How this could shape market microstructure If this product scales, we could see more systematic vol-selling and hedging tied to ETP underlyings rather than CME futures or spot. That shift nudges liquidity toward ETP-linked options markets and may subtly change intraday flows—dealers hedging ETP options are hedging shares first, then sourcing bitcoin or futures second. In quiet markets, that can dampen realized vol; in gaps, it can cascade through AP activity as creations/redemptions respond to hedging needs.

Who likely uses it - RIAs and multi-asset allocators seeking BTC exposure inside one 40 Act-style sleeve with familiar risk knobs. - Institutions that prefer operational and governance simplicity and don’t want discrete option overlays on top of single-asset ETPs. - Yield-sensitive investors who may tolerate tracking drag if an options program can deliver steadier distributions over time.

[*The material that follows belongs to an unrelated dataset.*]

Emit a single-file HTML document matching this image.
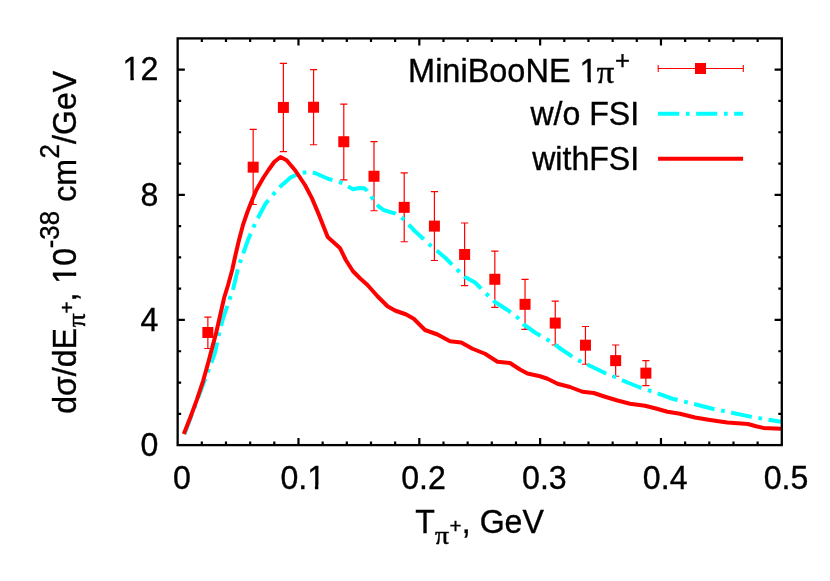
<!DOCTYPE html>
<html><head><meta charset="utf-8"><title>plot</title>
<style>html,body{margin:0;padding:0;background:#fff;}#w{width:830px;height:581px;will-change:transform;}svg{display:block;}text{font-family:"Liberation Sans",sans-serif;fill:#000;stroke:#000;stroke-width:0.35px;}.sy{font-family:"Liberation Serif",serif;stroke:#000;stroke-width:0.45px;}</style></head><body><div id="w">
<svg width="830" height="581" viewBox="0 0 830 581">
<rect x="0" y="0" width="830" height="581" fill="#fff"/>
<path d="M201.82 445.10v-3.50M201.82 38.40v3.50M225.98 445.10v-3.50M225.98 38.40v3.50M250.15 445.10v-3.50M250.15 38.40v3.50M274.31 445.10v-3.50M274.31 38.40v3.50M298.48 445.10v-7.20M298.48 38.40v7.20M322.65 445.10v-3.50M322.65 38.40v3.50M346.81 445.10v-3.50M346.81 38.40v3.50M370.98 445.10v-3.50M370.98 38.40v3.50M395.14 445.10v-3.50M395.14 38.40v3.50M419.31 445.10v-7.20M419.31 38.40v7.20M443.48 445.10v-3.50M443.48 38.40v3.50M467.64 445.10v-3.50M467.64 38.40v3.50M491.81 445.10v-3.50M491.81 38.40v3.50M515.97 445.10v-3.50M515.97 38.40v3.50M540.14 445.10v-7.20M540.14 38.40v7.20M564.31 445.10v-3.50M564.31 38.40v3.50M588.47 445.10v-3.50M588.47 38.40v3.50M612.64 445.10v-3.50M612.64 38.40v3.50M636.80 445.10v-3.50M636.80 38.40v3.50M660.97 445.10v-7.20M660.97 38.40v7.20M685.14 445.10v-3.50M685.14 38.40v3.50M709.30 445.10v-3.50M709.30 38.40v3.50M733.47 445.10v-3.50M733.47 38.40v3.50M757.63 445.10v-3.50M757.63 38.40v3.50M177.65 413.82h3.50M781.80 413.82h-3.50M177.65 382.53h3.50M781.80 382.53h-3.50M177.65 351.25h3.50M781.80 351.25h-3.50M177.65 319.96h7.20M781.80 319.96h-7.20M177.65 288.68h3.50M781.80 288.68h-3.50M177.65 257.39h3.50M781.80 257.39h-3.50M177.65 226.11h3.50M781.80 226.11h-3.50M177.65 194.82h7.20M781.80 194.82h-7.20M177.65 163.54h3.50M781.80 163.54h-3.50M177.65 132.25h3.50M781.80 132.25h-3.50M177.65 100.97h3.50M781.80 100.97h-3.50M177.65 69.68h7.20M781.80 69.68h-7.20" stroke="#000" stroke-width="2.2" fill="none"/>
<path d="M207.86 317.03V348.52M204.26 317.03h7.20M204.26 348.52h7.20M253.17 129.43V204.51M249.57 129.43h7.20M249.57 204.51h7.20M283.38 63.43V151.72M279.78 63.43h7.20M279.78 151.72h7.20M313.58 69.68V144.77M309.98 69.68h7.20M309.98 144.77h7.20M343.79 104.20V179.78M340.19 104.20h7.20M340.19 179.78h7.20M374.00 141.64V210.77M370.40 141.64h7.20M370.40 210.77h7.20M404.21 172.92V241.75M400.61 172.92h7.20M400.61 241.75h7.20M434.41 191.69V260.52M430.81 191.69h7.20M430.81 260.52h7.20M464.62 222.98V285.55M461.02 222.98h7.20M461.02 285.55h7.20M494.83 251.14V307.45M491.23 251.14h7.20M491.23 307.45h7.20M525.04 279.29V329.35M521.44 279.29h7.20M521.44 329.35h7.20M555.24 301.19V344.99M551.64 301.19h7.20M551.64 344.99h7.20M585.45 326.52V364.26M581.85 326.52h7.20M581.85 364.26h7.20M615.66 344.99V376.27M612.06 344.99h7.20M612.06 376.27h7.20M645.87 360.63V385.66M642.27 360.63h7.20M642.27 385.66h7.20" stroke="#f00" stroke-width="1.2" fill="none"/>
<g fill="#f00"><rect x="202.36" y="326.98" width="11.0" height="11.0"/><rect x="247.67" y="161.67" width="11.0" height="11.0"/><rect x="277.88" y="101.93" width="11.0" height="11.0"/><rect x="308.08" y="101.73" width="11.0" height="11.0"/><rect x="338.29" y="136.24" width="11.0" height="11.0"/><rect x="368.50" y="170.75" width="11.0" height="11.0"/><rect x="398.71" y="201.84" width="11.0" height="11.0"/><rect x="428.91" y="220.61" width="11.0" height="11.0"/><rect x="459.12" y="248.96" width="11.0" height="11.0"/><rect x="489.33" y="273.79" width="11.0" height="11.0"/><rect x="519.54" y="298.82" width="11.0" height="11.0"/><rect x="549.74" y="317.59" width="11.0" height="11.0"/><rect x="579.95" y="339.69" width="11.0" height="11.0"/><rect x="610.16" y="355.13" width="11.0" height="11.0"/><rect x="640.37" y="367.65" width="11.0" height="11.0"/></g>
<polyline points="184.50,434.00 214.60,354.00 219.00,334.30 222.90,319.00 226.65,307.90 229.96,298.00 233.06,289.30 237.70,269.60 240.30,261.50 248.00,240.00 255.50,222.50 265.50,203.75 278.00,188.75 290.50,177.50 300.50,173.00 308.00,172.00 315.50,173.25 328.00,178.75 340.50,182.50 348.50,186.80 353.00,189.30 359.40,188.00 364.20,188.30 367.20,190.70 372.30,198.20 378.10,205.80 383.50,210.00 395.50,213.60 403.30,218.90 415.00,231.25 430.00,245.00 445.00,257.50 457.50,270.00 465.00,277.00 475.00,282.50 485.00,292.50 495.00,302.00 507.50,310.00 517.50,317.50 523.75,324.50 535.00,332.50 550.00,341.25 562.50,350.00 577.50,360.00 592.50,367.00 605.00,373.00 615.00,377.00 627.50,382.50 640.00,387.50 655.00,392.50 672.50,398.75 695.00,404.25 712.50,408.75 731.80,412.70 751.70,416.90 781.00,421.70" fill="none" stroke="#00ffff" stroke-width="4" stroke-linejoin="round" stroke-dasharray="21.1 6.75 3.7 6.5"/>
<polyline points="183.80,434.00 190.70,416.40 196.80,399.90 203.00,381.30 208.20,362.70 210.50,354.00 216.30,332.20 224.20,297.50 228.00,285.25 232.20,270.00 235.25,256.00 239.00,240.00 243.25,224.10 247.40,212.00 252.10,200.00 256.50,189.80 263.50,177.50 268.50,170.00 274.20,162.00 280.50,157.00 286.60,160.20 295.30,170.50 305.00,185.00 312.00,198.40 319.40,215.90 327.70,237.00 339.90,247.90 345.80,260.00 353.00,271.25 360.50,278.75 367.50,285.00 377.50,296.25 387.50,306.25 395.00,310.50 406.25,314.50 413.75,318.75 425.00,330.00 437.50,334.50 450.00,341.25 461.25,342.50 472.50,348.75 485.00,353.75 497.50,361.75 510.00,363.00 520.00,369.50 527.50,373.50 540.00,376.25 547.50,378.75 557.50,383.75 570.00,387.00 582.50,391.75 593.75,393.00 605.00,396.75 617.50,400.50 630.00,403.75 645.00,405.75 655.00,408.25 667.50,411.75 680.00,413.75 695.00,417.50 710.00,420.00 727.25,422.50 748.00,424.00 756.00,426.20 763.40,427.90 781.00,428.70" fill="none" stroke="#f00" stroke-width="4" stroke-linejoin="round"/>
<rect x="177.65" y="38.40" width="604.15" height="406.70" fill="none" stroke="#000" stroke-width="2.3"/>
<path d="M658.2 68.5H743.3M658.2 64.9v7.2M743.3 64.9v7.2" stroke="#f00" stroke-width="1.1" fill="none"/>
<rect x="695" y="63" width="11" height="11" fill="#f00"/>
<path d="M658.07 113.75H742.95" stroke="#00ffff" stroke-width="4" stroke-dasharray="21.1 6.75 3.7 6.5" fill="none"/>
<path d="M658.07 158.8H743.1" stroke="#f00" stroke-width="4" fill="none"/>
<g transform="translate(408.10 82.10) scale(1.012 1.050)"><text font-size="32.1">MiniBooNE 1</text><rect x="170.43" y="-3.70" width="6.83" height="6.00" fill="#fff"/><rect x="180.69" y="-3.70" width="6.88" height="6.00" fill="#fff"/></g>
<g transform="translate(596.80 82.50) scale(1.080 1.000)"><text font-size="32.1" class="sy">π</text></g>
<g transform="translate(614.96 69.05) scale(1.000 1.000)"><text font-size="25.7">+</text></g>
<g transform="translate(639.20 124.60) scale(1.000 1.050)"><text font-size="32.1" text-anchor="end">w/o FSI</text></g>
<g transform="translate(639.20 169.90) scale(1.000 1.050)"><text font-size="32.1" text-anchor="end">withFSI</text></g>
<g transform="translate(181.85 489.00) scale(1.000 1.022)"><text font-size="32.1" text-anchor="middle">0</text></g>
<g transform="translate(302.68 489.00) scale(1.000 1.022)"><text font-size="32.1" text-anchor="middle">0.1</text><rect x="5.40" y="-3.70" width="6.83" height="6.00" fill="#fff"/><rect x="15.67" y="-3.70" width="6.88" height="6.00" fill="#fff"/></g>
<g transform="translate(423.51 489.00) scale(1.000 1.022)"><text font-size="32.1" text-anchor="middle">0.2</text></g>
<g transform="translate(544.34 489.00) scale(1.000 1.022)"><text font-size="32.1" text-anchor="middle">0.3</text></g>
<g transform="translate(665.17 489.00) scale(1.000 1.022)"><text font-size="32.1" text-anchor="middle">0.4</text></g>
<g transform="translate(786.00 489.00) scale(1.000 1.022)"><text font-size="32.1" text-anchor="middle">0.5</text></g>
<g transform="translate(158.30 456.10) scale(1.000 1.022)"><text font-size="32.1" text-anchor="end">0</text></g>
<g transform="translate(158.30 330.66) scale(1.000 1.022)"><text font-size="32.1" text-anchor="end">4</text></g>
<g transform="translate(158.30 205.82) scale(1.000 1.022)"><text font-size="32.1" text-anchor="end">8</text></g>
<g transform="translate(158.30 80.38) scale(1.000 1.022)"><text font-size="32.1" text-anchor="end">12</text><rect x="-34.76" y="-3.70" width="6.83" height="6.00" fill="#fff"/><rect x="-24.50" y="-3.70" width="6.88" height="6.00" fill="#fff"/></g>
<g transform="translate(415.20 533.10) scale(1.000 1.050)"><text font-size="32.1">T</text></g>
<g transform="translate(435.00 543.80) scale(1.080 0.980)"><text font-size="25.7" class="sy">π</text></g>
<g transform="translate(449.60 532.65) scale(1.000 1.000)"><text font-size="20.6">+</text></g>
<g transform="translate(461.80 533.10) scale(1.000 1.050)"><text font-size="32.1">, GeV</text></g>
<g transform="translate(75.50 413.70) rotate(-90) scale(1.000 1.050)"><text font-size="32.1">d</text></g>
<g transform="translate(75.50 396.00) rotate(-90) scale(1.000 1.050)"><text font-size="32.1">σ</text></g>
<g transform="translate(75.50 376.20) rotate(-90) scale(1.000 1.050)"><text font-size="32.1">/dE</text></g>
<g transform="translate(84.50 327.20) rotate(-90) scale(1.080 0.980)"><text font-size="25.7" class="sy">π</text></g>
<g transform="translate(74.05 313.45) rotate(-90) scale(1.000 1.000)"><text font-size="20.6">+</text></g>
<g transform="translate(75.50 301.50) rotate(-90) scale(1.000 1.050)"><text font-size="32.1">, 10</text><rect x="18.78" y="-3.70" width="6.83" height="6.00" fill="#fff"/><rect x="29.05" y="-3.70" width="6.88" height="6.00" fill="#fff"/></g>
<g transform="translate(59.00 248.20) rotate(-90) scale(1.000 1.050)"><text font-size="25.7">-38</text></g>
<g transform="translate(75.50 201.70) rotate(-90) scale(1.000 1.050)"><text font-size="32.1">cm</text></g>
<g transform="translate(59.00 158.50) rotate(-90) scale(1.000 1.050)"><text font-size="25.7">2</text></g>
<g transform="translate(75.50 144.00) rotate(-90) scale(1.000 1.050)"><text font-size="32.1">/GeV</text></g>
</svg></div></body></html>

What I’ll watch before forming a view on efficacy - The precise mandate for options (hedge-first vs. income-first) and any hard limits on short convexity. - Underlying ETP mix, fee budget, and creation/redemption partners to assess basis resilience. - Liquidity of listed options on the chosen spot Bitcoin ETPs and the construction methodology for any “Bitcoin ETP Indices.” - Disclosure cadence—daily holdings plus granular options Greeks and stress tests would signal real risk discipline.

This filing reads like a pragmatic step: meet investors where they already operate—inside regulated ETPs—and add optionality to manage the ride. If executed with tight risk controls and honest fee math, it could become a useful building block for allocators who want bitcoin’s direction with institutional process around it. If not, it becomes yet another volatile carry trade wrapped in a shiny label. The difference will sit in design details, not the headline.